Это объясняет наблюдаемые различия между полами, которые начинают проявляться уже в начале жизни. Сразу после рождения девочки обнаруживают способность дольше смотреть на лица людей, чем мальчики; те, в свою очередь, способны дольше смотреть на механические игрушки. Позже девочки больше склонны к общению, чем мальчики, они лучше воспринимают эмоциональное состояние окружающих, легче готовы чувствовать тональность голоса, сильнее раскаиваются, обидев кого-нибудь, и скорее умеют поставить себя на место другого человека. Мы узнали также, что окситоцин, впрыснутый в ноздри как мужчины, так и женщины, повышает у человека уровень эмпатии — даже под искусственным воздействием материнского гормона (а окситоцин напрямую связан с деторождением и вскармливанием). В наших собственных исследованиях мы выяснили, что самки шимпанзе чаще, чем самцы, утешают расстроенных сородичей. Они подходят к жертвам агрессии, нежно обнимают их и ласкают до тех пор, пока те не успокоятся и не перестанут кричать. Женский пол по природе своей более заботлив.

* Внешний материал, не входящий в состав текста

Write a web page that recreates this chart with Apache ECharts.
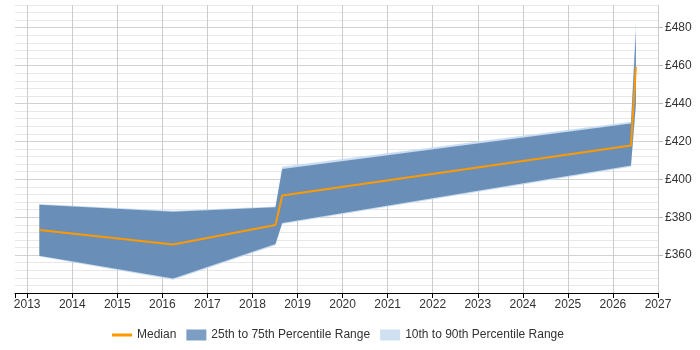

Итак, материнская забота слишком очевидна, чтобы привлечь внимание теоретиков альтруизма, и при этом именно она приносит максимальное удовлетворение; это подводит меня к гипотезе «бесскорбного альтруизма». Вообще, природа всегда увязывает необходимые вещи с удовольствием. Поскольку есть необходимо, запах пищи вызывает у нас, как у собаки Павлова, невольное слюноотделение, а трапеза становится любимым занятием. Размножаться необходимо — и секс становится одновременно наваждением и мощнейшим удовольствием. А чтобы обеспечить воспитание молодняка, природа дала нам привязанности, самая сильная среди которых — привязанность между матерью и ребенком. Как и все остальные млекопитающие, мы заранее запрограммированы на это телом и сознанием. В результате мы едва замечаем, сколько усилий ежедневно требуют от нас отпрыски, и любим шутить на тему о том, как дорого нам достаются дети. Очевидно, на долю дальних родственников и чужих приходится меньше заботы, но удовлетворение никуда не девается, оно присутствует уже в «Размышлениях» римского императора II в. Марка Аврелия («Благодеяние есть деяние, согласное с природой. Так не уставай же, благодетельствуя, благодетельствовать себе»[37].)[38]. Мы общественные животные, которые полагаются друг на друга, нуждаются друг в друге — поэтому, помогая другим и делясь с другими, получаем удовольствие.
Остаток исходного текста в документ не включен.